── Data provided ──

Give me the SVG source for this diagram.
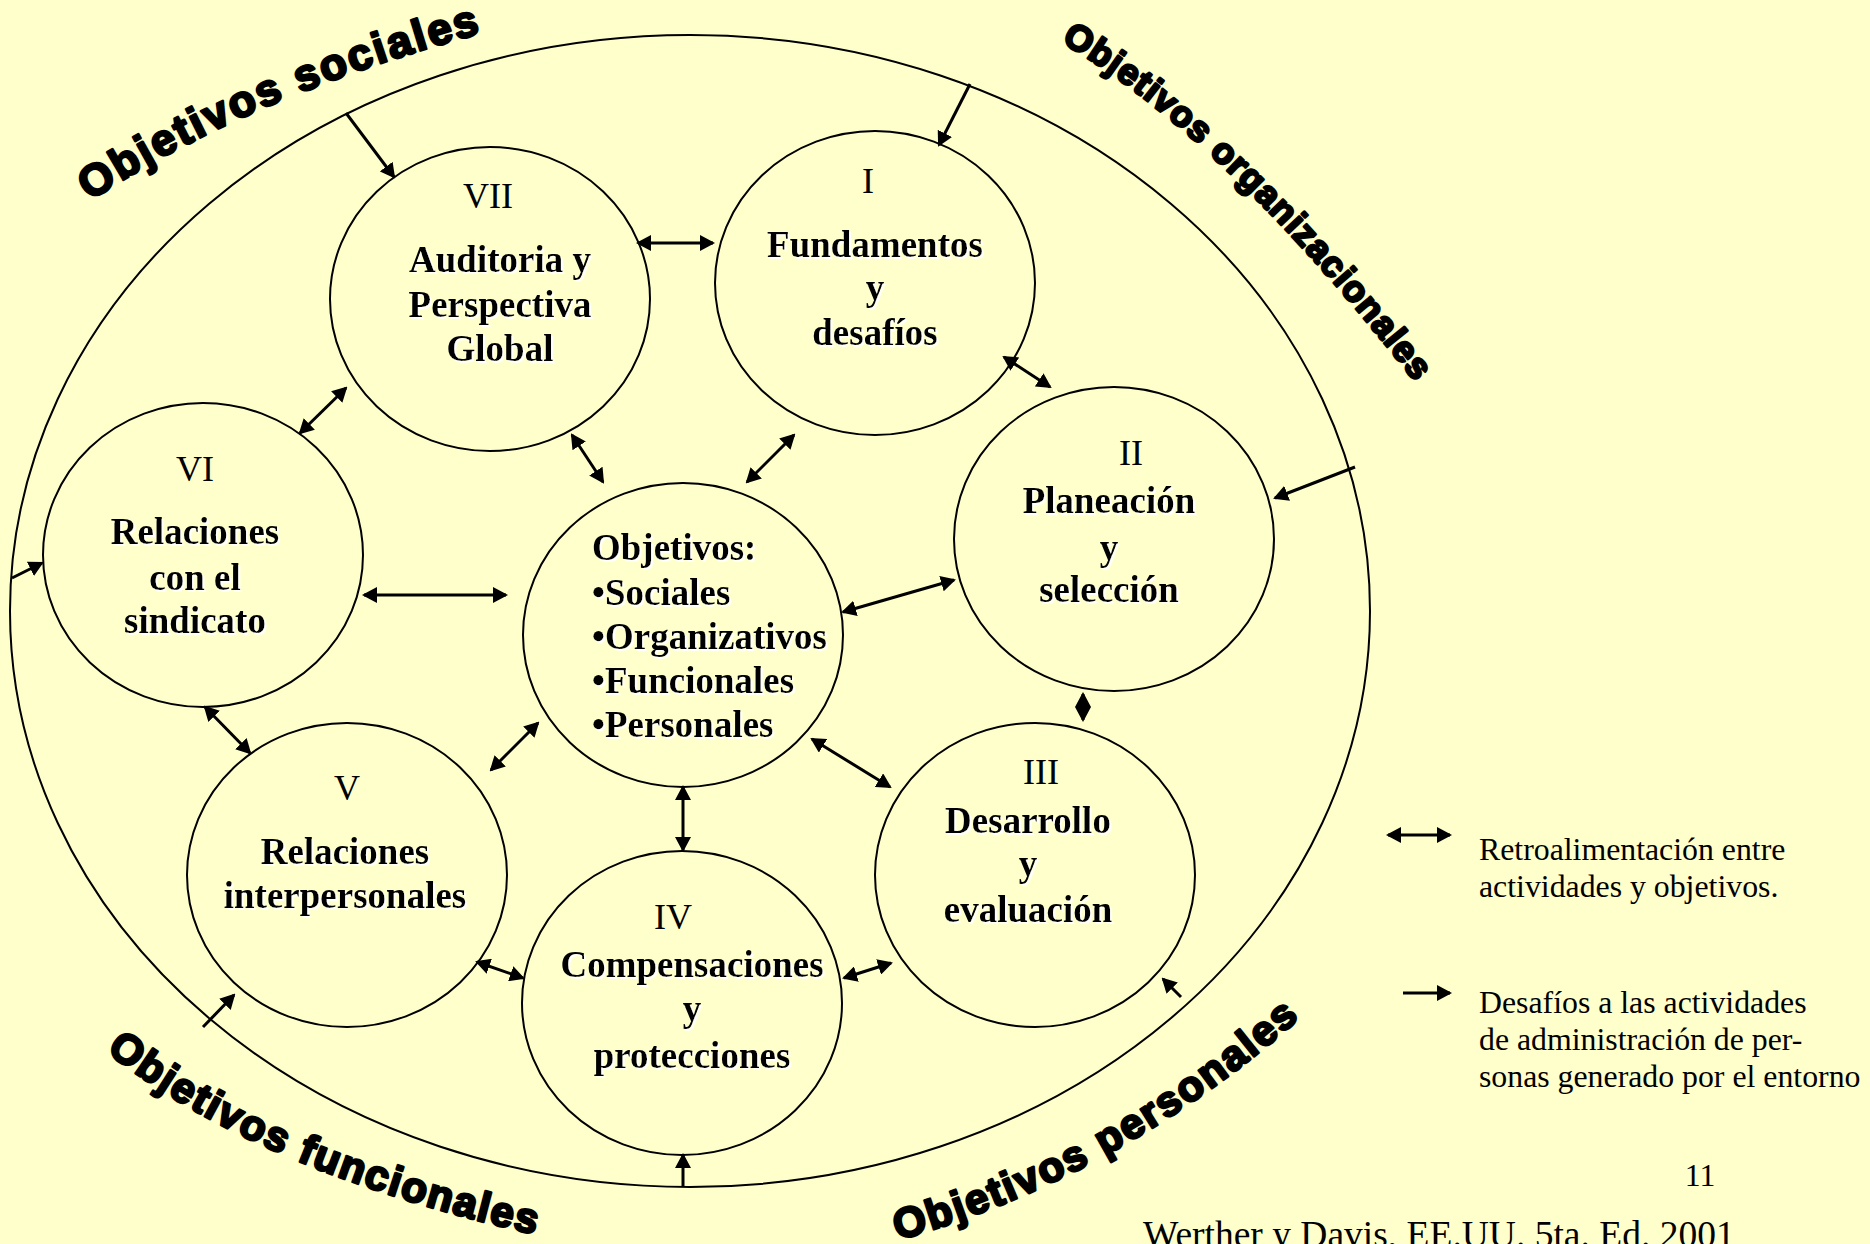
<svg xmlns="http://www.w3.org/2000/svg" width="1870" height="1244" viewBox="0 0 1870 1244">
  <style>
    .node ellipse { fill: none; stroke: #000; stroke-width: 2; }
    .num { font-family: "Liberation Serif", "Times New Roman", serif; font-size: 36px; text-anchor: middle; fill: #000; }
    .lbl { font-family: "Liberation Serif", "Times New Roman", serif; font-size: 37px; font-weight: bold; text-anchor: middle; fill: #000; filter: url(#sh); }
    .lbl.left { text-anchor: start; }
    .ring { font-family: "Liberation Sans", Arial, sans-serif; font-weight: bold; fill: #000; stroke: #000; stroke-width: 2.6; stroke-linejoin: round; }
    .conn line { stroke: #000; stroke-width: 3; fill: none; }
    .both { marker-start: url(#head); marker-end: url(#head); }
    .one { marker-end: url(#head); }
    .note { font-family: "Liberation Serif", "Times New Roman", serif; font-size: 31.8px; fill: #000; }
    .cite { font-family: "Liberation Serif", "Times New Roman", serif; font-size: 37.5px; fill: #000; }
  </style>
  <defs>
    <marker id="head" viewBox="0 0 15 16" refX="13" refY="8" markerWidth="15" markerHeight="16" markerUnits="userSpaceOnUse" orient="auto-start-reverse">
      <path d="M0,0 L15,8 L0,16 z" fill="#000"/>
    </marker>
    <filter id="sh" x="-5%" y="-20%" width="110%" height="140%">
      <feDropShadow dx="2" dy="2" stdDeviation="0.4" flood-color="#ffffff" flood-opacity="0.9"/>
    </filter>
    <!-- baselines for the curved ring labels -->
    <path id="pSoc" d="M90,201 Q255,92 500,28"/>
    <path id="pOrg" d="M1061,42 Q1227,138 1425,395"/>
    <path id="pFun" d="M106,1051 Q260,1175 560,1240"/>
    <path id="pPer" d="M898,1240 Q1130,1175 1320,1000"/>
  </defs>

  <rect width="1870" height="1244" fill="#ffffcc"/>

  <!-- outer environment ring -->
  <ellipse id="environment" cx="690" cy="611" rx="680" ry="576" fill="none" stroke="#000" stroke-width="2"/>

  <!-- ring labels -->
  <g id="ring-labels" class="ring">
    <text font-size="44" letter-spacing="2.4"><textPath href="#pSoc">Objetivos sociales</textPath></text>
    <text font-size="36" letter-spacing="1.1"><textPath href="#pOrg">Objetivos organizacionales</textPath></text>
    <text font-size="42" letter-spacing="1.7"><textPath href="#pFun">Objetivos funcionales</textPath></text>
    <text font-size="42" letter-spacing="2.0"><textPath href="#pPer">Objetivos personales</textPath></text>
  </g>

  <!-- activity nodes -->
  <g id="node-vii" class="node">
    <ellipse cx="490" cy="299" rx="160" ry="152"/>
    <text class="num" x="488" y="208">VII</text>
    <text class="lbl" x="500" y="272">Auditoria y</text>
    <text class="lbl" x="500" y="317">Perspectiva</text>
    <text class="lbl" x="500" y="361">Global</text>
  </g>
  <g id="node-i" class="node">
    <ellipse cx="875" cy="283" rx="160" ry="152"/>
    <text class="num" x="868" y="193">I</text>
    <text class="lbl" x="875" y="257">Fundamentos</text>
    <text class="lbl" x="875" y="300">y</text>
    <text class="lbl" x="875" y="345">desafíos</text>
  </g>
  <g id="node-ii" class="node">
    <ellipse cx="1114" cy="539" rx="160" ry="152"/>
    <text class="num" x="1131" y="465">II</text>
    <text class="lbl" x="1109" y="513">Planeación</text>
    <text class="lbl" x="1109" y="560">y</text>
    <text class="lbl" x="1109" y="602">selección</text>
  </g>
  <g id="node-iii" class="node">
    <ellipse cx="1035" cy="875" rx="160" ry="152"/>
    <text class="num" x="1041" y="784">III</text>
    <text class="lbl" x="1028" y="833">Desarrollo</text>
    <text class="lbl" x="1028" y="876">y</text>
    <text class="lbl" x="1028" y="922">evaluación</text>
  </g>
  <g id="node-iv" class="node">
    <ellipse cx="682" cy="1003" rx="160" ry="152"/>
    <text class="num" x="673" y="929">IV</text>
    <text class="lbl" x="692" y="977">Compensaciones</text>
    <text class="lbl" x="692" y="1021">y</text>
    <text class="lbl" x="692" y="1068">protecciones</text>
  </g>
  <g id="node-v" class="node">
    <ellipse cx="347" cy="875" rx="160" ry="152"/>
    <text class="num" x="347" y="800">V</text>
    <text class="lbl" x="345" y="864">Relaciones</text>
    <text class="lbl" x="345" y="908">interpersonales</text>
  </g>
  <g id="node-vi" class="node">
    <ellipse cx="203" cy="555" rx="160" ry="152"/>
    <text class="num" x="195" y="481">VI</text>
    <text class="lbl" x="195" y="544">Relaciones</text>
    <text class="lbl" x="195" y="590">con el</text>
    <text class="lbl" x="195" y="633">sindicato</text>
  </g>
  <g id="node-objetivos" class="node">
    <ellipse cx="683" cy="635" rx="160" ry="152"/>
    <text class="lbl left" x="592" y="560">Objetivos:</text>
    <text class="lbl left" x="592" y="605">•Sociales</text>
    <text class="lbl left" x="592" y="649">•Organizativos</text>
    <text class="lbl left" x="592" y="693">•Funcionales</text>
    <text class="lbl left" x="592" y="737">•Personales</text>
  </g>

  <!-- connectors -->
  <g id="connectors" class="conn">
    <!-- feedback between activities and objectives -->
    <line class="both" x1="638" y1="243" x2="713" y2="243"/>
    <line class="both" x1="1004" y1="357" x2="1050" y2="387"/>
    <line class="both" x1="572" y1="435" x2="603" y2="482"/>
    <line class="both" x1="794" y1="435" x2="747" y2="482"/>
    <line class="both" x1="346" y1="388" x2="300" y2="433"/>
    <line class="both" x1="364" y1="595" x2="506" y2="595"/>
    <line class="both" x1="954" y1="580" x2="843" y2="612"/>
    <line class="both" x1="1083" y1="694" x2="1083" y2="720"/>
    <line class="both" x1="812" y1="739" x2="890" y2="787"/>
    <line class="both" x1="205" y1="707" x2="250" y2="753"/>
    <line class="both" x1="538" y1="723" x2="491" y2="770"/>
    <line class="both" x1="683" y1="787" x2="683" y2="850"/>
    <line class="both" x1="477" y1="962" x2="523" y2="978"/>
    <line class="both" x1="844" y1="978" x2="891" y2="963"/>
    <!-- challenges from the environment -->
    <line class="one" x1="346" y1="113" x2="394" y2="177"/>
    <line class="one" x1="970" y1="84" x2="939" y2="145"/>
    <line class="one" x1="1355" y1="467" x2="1275" y2="498"/>
    <line class="one" x1="1181" y1="997" x2="1163" y2="979"/>
    <line class="one" x1="683" y1="1186" x2="683" y2="1155"/>
    <line class="one" x1="203" y1="1027" x2="234" y2="995"/>
    <line class="one" x1="12" y1="578" x2="42" y2="563"/>
  </g>

  <!-- legend -->
  <g id="legend">
    <g class="conn">
      <line class="both" x1="1388" y1="835" x2="1450" y2="835"/>
      <line class="one" x1="1403" y1="993" x2="1450" y2="993"/>
    </g>
    <text class="note" x="1479" y="860">Retroalimentación entre</text>
    <text class="note" x="1479" y="897">actividades y objetivos.</text>
    <text class="note" x="1479" y="1013">Desafíos a las actividades</text>
    <text class="note" x="1479" y="1050">de administración de per-</text>
    <text class="note" x="1479" y="1087">sonas generado por el entorno</text>
  </g>

  <text class="note" x="1700" y="1186" text-anchor="middle">11</text>
  <text class="cite" x="1143" y="1247">Werther y Davis, EE.UU. 5ta. Ed. 2001</text>
</svg>
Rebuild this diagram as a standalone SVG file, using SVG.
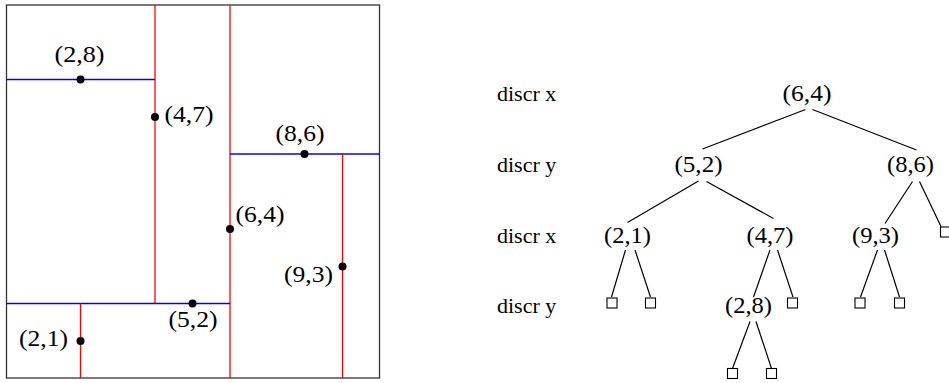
<svg xmlns="http://www.w3.org/2000/svg" width="949" height="383" viewBox="0 0 949 383">
<style>
  text { font-family: 'Liberation Serif', 'Times New Roman', Times, serif; fill: #000; }
  .lbl { font-size: 22px; }
  .pt { font-size: 23px; }
  .red { stroke: #ff0000; stroke-width: 1.3; fill: none; }
  .blue { stroke: #0000ff; stroke-width: 1.3; fill: none; }
  .edge { stroke: #000; stroke-width: 1.2; fill: none; }
  .leaf { stroke: #000; stroke-width: 1.1; fill: #fff; }
</style>
<rect x="0" y="0" width="949" height="383" fill="#fff"/>

<!-- Left panel: k-d tree space partition -->
<g id="partition">
  <rect x="6.5" y="5" width="373" height="373" fill="none" stroke="#333" stroke-width="1.3"/>
  <line class="red" x1="230" y1="5" x2="230" y2="378"/>
  <line class="red" x1="155" y1="5" x2="155" y2="303.5"/>
  <line class="blue" x1="6.5" y1="303.5" x2="230" y2="303.5"/>
  <line class="blue" x1="6.5" y1="79.5" x2="155" y2="79.5"/>
  <line class="red" x1="80.5" y1="303.5" x2="80.5" y2="378"/>
  <line class="blue" x1="230" y1="154" x2="379.5" y2="154"/>
  <line class="red" x1="342.5" y1="154" x2="342.5" y2="378"/>
</g>
<g font-family="Liberation Serif, serif">
<g id="p28"><circle cx="80.5" cy="79.5" r="4"/><text class="pt" x="79.5" y="62" text-anchor="middle" textLength="50" lengthAdjust="spacingAndGlyphs">(2,8)</text></g>
<g id="p47"><circle cx="155" cy="117" r="4"/><text class="pt" x="164.5" y="122" textLength="49" lengthAdjust="spacingAndGlyphs">(4,7)</text></g>
<g id="p86"><circle cx="304.5" cy="154" r="4"/><text class="pt" x="275.5" y="141" textLength="49" lengthAdjust="spacingAndGlyphs">(8,6)</text></g>
<g id="p64"><circle cx="230" cy="229" r="4"/><text class="pt" x="235.5" y="222" textLength="49" lengthAdjust="spacingAndGlyphs">(6,4)</text></g>
<g id="p93"><circle cx="342.5" cy="266.5" r="4"/><text class="pt" x="284" y="282" textLength="49" lengthAdjust="spacingAndGlyphs">(9,3)</text></g>
<g id="p52"><circle cx="192.5" cy="303.5" r="4"/><text class="pt" x="168.5" y="327" textLength="49" lengthAdjust="spacingAndGlyphs">(5,2)</text></g>
<g id="p21"><circle cx="80.5" cy="341" r="4"/><text class="pt" x="19" y="346" textLength="49" lengthAdjust="spacingAndGlyphs">(2,1)</text></g>

<!-- Level labels -->
<g id="levels">
  <text class="lbl" x="497" y="101">discr x</text>
  <text class="lbl" x="497" y="172">discr y</text>
  <text class="lbl" x="497" y="243">discr x</text>
  <text class="lbl" x="497" y="313">discr y</text>
</g>
</g>

<!-- Connectors -->
<g id="connectors">
  <line class="edge" x1="805.5" y1="109.5" x2="702.5" y2="149"/>
  <line class="edge" x1="812.5" y1="109.5" x2="916.5" y2="150"/>
  <line class="edge" x1="698.5" y1="181" x2="627.5" y2="222.5"/>
  <line class="edge" x1="706.5" y1="181.5" x2="773.5" y2="218.5"/>
  <line class="edge" x1="912.5" y1="181.5" x2="885" y2="223.5"/>
  <line class="edge" x1="919.5" y1="181.5" x2="941" y2="226.5"/>
  <line class="edge" x1="625.5" y1="250" x2="611.5" y2="297"/>
  <line class="edge" x1="635" y1="250" x2="650.5" y2="297"/>
  <line class="edge" x1="770" y1="250" x2="753.5" y2="297"/>
  <line class="edge" x1="777.5" y1="250" x2="793" y2="297"/>
  <line class="edge" x1="877.5" y1="250" x2="860.5" y2="297"/>
  <line class="edge" x1="884.5" y1="250" x2="899.5" y2="297"/>
  <line class="edge" x1="750" y1="321.5" x2="732.5" y2="368.5"/>
  <line class="edge" x1="756" y1="321.5" x2="771.5" y2="368.5"/>
</g>

<!-- Tree nodes -->
<g font-family="Liberation Serif, serif">
<g id="n64"><text class="pt" x="807" y="101" text-anchor="middle" textLength="49" lengthAdjust="spacingAndGlyphs">(6,4)</text></g>
<g id="n52"><text class="pt" x="698.5" y="172" text-anchor="middle" textLength="48" lengthAdjust="spacingAndGlyphs">(5,2)</text></g>
<g id="n86"><text class="pt" x="910.5" y="172" text-anchor="middle" textLength="47" lengthAdjust="spacingAndGlyphs">(8,6)</text></g>
<g id="n21"><text class="pt" x="627.5" y="243" text-anchor="middle" textLength="47" lengthAdjust="spacingAndGlyphs">(2,1)</text></g>
<g id="n47"><text class="pt" x="770" y="243" text-anchor="middle" textLength="47" lengthAdjust="spacingAndGlyphs">(4,7)</text></g>
<g id="n93"><text class="pt" x="875.5" y="243" text-anchor="middle" textLength="47" lengthAdjust="spacingAndGlyphs">(9,3)</text></g>
<g id="n28"><text class="pt" x="748.5" y="313" text-anchor="middle" textLength="47" lengthAdjust="spacingAndGlyphs">(2,8)</text></g>
</g>
<g id="leaf1"><rect class="leaf" x="607" y="298" width="10" height="10"/></g>
<g id="leaf2"><rect class="leaf" x="645.5" y="298" width="10" height="10"/></g>
<g id="leaf3"><rect class="leaf" x="787.5" y="298" width="10" height="10"/></g>
<g id="leaf4"><rect class="leaf" x="855" y="298" width="10" height="10"/></g>
<g id="leaf5"><rect class="leaf" x="894.5" y="298" width="10" height="10"/></g>
<g id="leaf6"><rect class="leaf" x="940.5" y="227" width="10" height="10"/></g>
<g id="leaf7"><rect class="leaf" x="727.5" y="368.5" width="10" height="10"/></g>
<g id="leaf8"><rect class="leaf" x="766.5" y="368.5" width="10" height="10"/></g>
</svg>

───

_Required work:_
From the entries, report each line that includes the word "diagram".

_Exercise response:_
Give me the SVG source for this diagram.
Rebuild this diagram as a standalone SVG file, using SVG.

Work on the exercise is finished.